Since this is a prequel set decades before the original, we know how it ends; the fun lies in learning how the arcs connect.
After a dizzyingly creative opening-credits sequence (how many films can be praised for that?), the story opens with the first of many delightful nods to the 1939 original: The early scenes are shot in black and white in 4:3 ratio that takes up only the middle third of the screen.
Oscar Diggs (James Franco) — “Oz” to his friends, wink, wink — is a callow magician for a traveling carnival (Baum Bros. Circus — get it?) in 1905, the dawn of nickelodeons and moving pictures (an important reference point later).
When Oz runs afoul of the carnival strong man over a girl, he makes a getaway in his hot-air balloon. But he’s no sooner aloft than one of those famous Kansas twisters scoops him up.
Oz’s ride through the storm cleverly plays off Dorothy’s terrifying trip, with some new twists. Then the storm wanes, the image opens to full screen and a kaleidoscopic explosion of color smacks you as Oz floats down on an alien world.
But it might not be so bad; the first native he meets is a gorgeous witch named Theodora (Mila Kunis, amping her big, dark-eyed gaze to such a sultry level that it’s a wonder the screen doesn’t melt), clad in a flaming red jacket, matching wide-brimmed hat and black leather pants tight enough to make a Munchkin squeal.
In short order, he acquires two more companions: a cuddly flying monkey in a little bellhop outfit named Finley (Zach Braff) and a damaged porcelain doll from “China Town” (Joey King).
Next stop, Emerald City, every bit the glittering jewel that its name implies. There, Oz meets Theodora’s sister, the witch Evanora (Rachel Weisz), and their colleague from the north, Glinda (Michelle Williams). They believe Oz is a powerful wizard whose coming to this currently leaderless land has long been prophesied.
All three are not necessarily happy about that; for a while, the film keeps you guessing which witch eventually morphs into the evil, green-skinned harpy who put skid marks in my short pants as a wee lad (and more importantly, why this change occurs).

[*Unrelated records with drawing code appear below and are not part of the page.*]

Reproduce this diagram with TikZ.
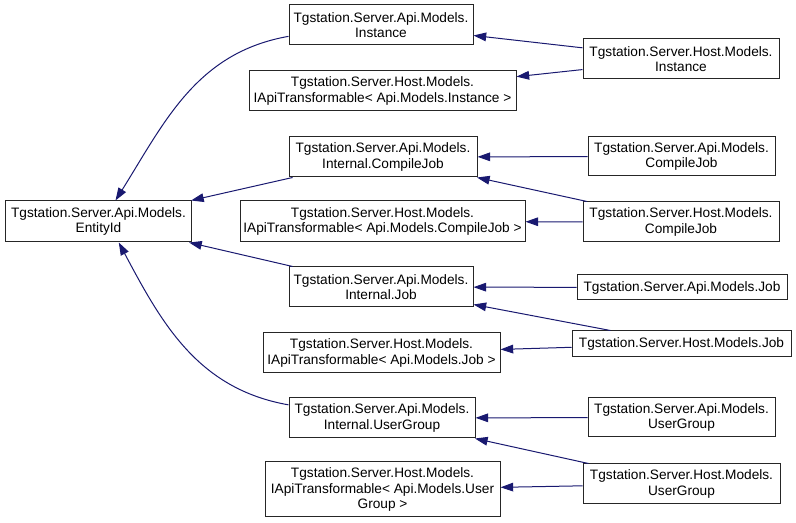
\documentclass[tikz,border=0pt]{standalone}
\usepackage{fontspec}
\setmainfont{Liberation Sans}
\usepackage{tikz}
\usetikzlibrary{arrows.meta, positioning}
\definecolor{midnightblue}{rgb}{0.1, 0.1, 0.44}
\tikzstyle{cls} = [rectangle, draw=black!85, line width=0.75pt, fill=white, text centered, align=center, inner sep=0pt]
\tikzstyle{arrow} = [draw=midnightblue, line width=0.75pt, -{Triangle[length=9.5pt, width=6.5pt]}]

\begin{document}
\begin{tikzpicture}[x=0.75pt, y=-0.75pt, font=\fontsize{10.25}{11.4}\selectfont]
\useasboundingbox (0,0) rectangle (796,523);

% Base class
\node (entity) [cls, minimum width=140pt, minimum height=30.75pt] at (98.5,221.5) {Tgstation.Server.Api.Models.\\EntityId};

% Middle column
\node (apiinst) [cls, minimum width=138pt, minimum height=30pt] at (381,25) {Tgstation.Server.Api.Models.\\Instance};
\node (iinst) [cls, minimum width=200.25pt, minimum height=30pt] at (382.5,91) {Tgstation.Server.Host.Models.\\IApiTransformable< Api.Models.Instance >};
\node (intcjob) [cls, minimum width=141pt, minimum height=30pt] at (383,157) {Tgstation.Server.Api.Models.\\Internal.CompileJob};
\node (icjob) [cls, minimum width=213.75pt, minimum height=30.75pt] at (382.5,221.5) {Tgstation.Server.Host.Models.\\IApiTransformable< Api.Models.CompileJob >};
\node (intjob) [cls, minimum width=138pt, minimum height=30pt] at (381,287) {Tgstation.Server.Api.Models.\\Internal.Job};
\node (ijob) [cls, minimum width=177.75pt, minimum height=30pt] at (381.5,353) {Tgstation.Server.Host.Models.\\IApiTransformable< Api.Models.Job >};
\node (intugroup) [cls, minimum width=139.5pt, minimum height=30pt] at (382,418) {Tgstation.Server.Api.Models.\\Internal.UserGroup};
\node (iugroup) [cls, minimum width=176.25pt, minimum height=41.25pt] at (382.5,489.5) {Tgstation.Server.Host.Models.\\IApiTransformable< Api.Models.User\\Group >};

% Right column
\node (hostinst) [cls, minimum width=147pt, minimum height=30pt] at (681,59) {Tgstation.Server.Host.Models.\\Instance};
\node (apicjob) [cls, minimum width=140.25pt, minimum height=29.25pt] at (681.5,156.5) {Tgstation.Server.Api.Models.\\CompileJob};
\node (hostcjob) [cls, minimum width=147pt, minimum height=30pt] at (681,222) {Tgstation.Server.Host.Models.\\CompileJob};
\node (apijob) [cls, minimum width=157.5pt, minimum height=18.75pt] at (682,287.5) {Tgstation.Server.Api.Models.Job};
\node (hostjob) [cls, minimum width=164.25pt, minimum height=19.5pt] at (681.5,344) {Tgstation.Server.Host.Models.Job};
\node (apiugroup) [cls, minimum width=140.25pt, minimum height=29.25pt] at (681.5,417.5) {Tgstation.Server.Api.Models.\\UserGroup};
\node (hostugroup) [cls, minimum width=147.75pt, minimum height=30pt] at (681.5,484) {Tgstation.Server.Host.Models.\\UserGroup};

% Inheritance
\draw[arrow] (apiinst.187) to[out=190, in=58] (entity.51);
\draw[arrow] (intcjob) -- (entity);
\draw[arrow] (intjob) -- (entity);
\draw[arrow] (intugroup.172) to[out=170, in=-62] (entity.-46);

\draw[arrow] (hostinst) -- (apiinst);
\draw[arrow] (hostinst) -- (iinst);
\draw[arrow] (apicjob) -- (intcjob);
\draw[arrow] (hostcjob) -- (intcjob);
\draw[arrow] (hostcjob) -- (icjob);
\draw[arrow] (apijob) -- (intjob);
\draw[arrow] (hostjob) -- (intjob);
\draw[arrow] (hostjob) -- (ijob);
\draw[arrow] (apiugroup) -- (intugroup);
\draw[arrow] (hostugroup) -- (intugroup);
\draw[arrow] (hostugroup) -- (iugroup);

\end{tikzpicture}
\end{document}
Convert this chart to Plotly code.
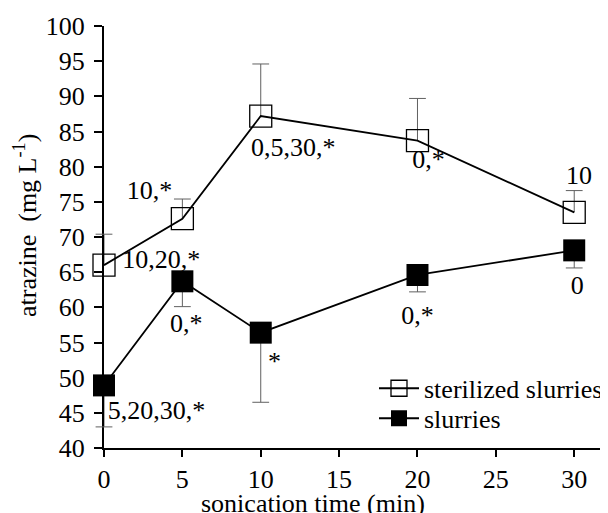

Initially, Oz wants no part of this weirdness. But with a trio of hot women flitting around him, and access to a vast treasure vault that would make Scrooge McDuck’s tail feathers quiver, he decides to stick around.
No more plot spoilers, but rest assured many familiar touches pop up along the way and play integral roles, among them Glinda’s “airborne bubble”; the Wicked Witch’s winged monkeys (not the goofy creatures of yore, but vicious, fanged beasts); the poppy fields outside Em City; and, of course, the Munchkins.
Look for sly inside references tucked into the background, too. In one scene, Oz strolls past some grazing horses — “horses of a different color,” to be precise.
I saw the film in IMAX 3-D, so here’s my familiar gripe about the 3-D glasses muddying the color palette to the point that I’m compelled to see it again in plain 2-D. (Could this be part of Hollywood’s 3-D marketing strategy? Hmm.)
But that aside, “Oz the Great and Powerful” is a spectacular nostalgia trip back to a place that feels both comfortingly familiar and brand-spanking new.